Livestock producers can look forward to an economic "mini-boom" that may last for the next several years, Purdue University agricultural economist Chris Hurt said in a recent farmdoc daily article.
The mini-boom, brought on by lower grain prices and record-high animal prices, could foster opportunities for expansion of herds and flocks.
It's a change from 2006-2012, when livestock farmers downsized to cover higher feed costs.
Now, profit margins for the animal industries have risen to strongly favorable levels, Hurt said. Profit prospects have these industries ready to expand.
"If the years from 2007 to 2013 could be described as the 'Grain Era,' in which crop sector incomes had an extraordinary run, the coming period may be described as the 'Animal Era,' when producers of animal products have strong returns," Hurt said.
Rising per-capita consumption of meat will also be a driver in this mini-boom phase, since animal products will become more affordable, Hurt said. As an example, the amount of meat available each year reached about 220 pounds per-capita when corn was $2 a bushel. By this year, only 200 pounds is available.

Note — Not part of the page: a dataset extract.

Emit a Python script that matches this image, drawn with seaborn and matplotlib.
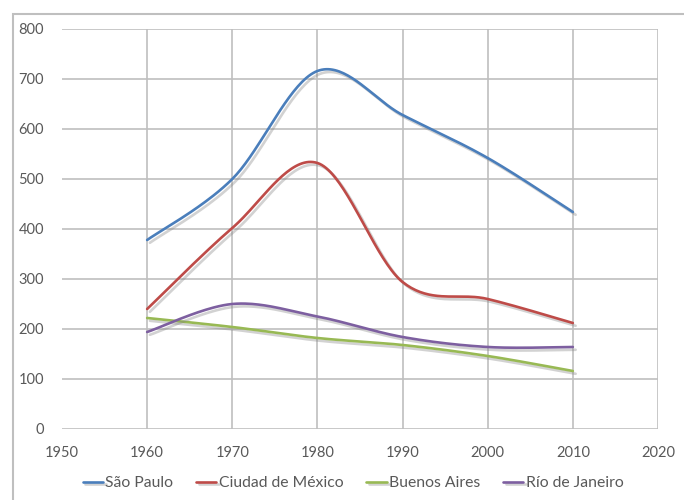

"We can expect that a portion of this lost consumption will be recovered in the next three to five years as producers increase supplies and drive down retail prices of animal products for consumers," Hurt said.
Related: Should You Expand Your Beef Operation? (Farm Futures Now)
This positive period for animal agriculture will also be economically good for rural communities with large numbers of livestock, along with businesses that carry animal management supplies.
"Animal industries are expected to rebound in coming years led by rising per-capita consumption, continued small growth in U.S. population and growing export demand," Hurt said. "The animal industries finally have a positive multiyear outlook."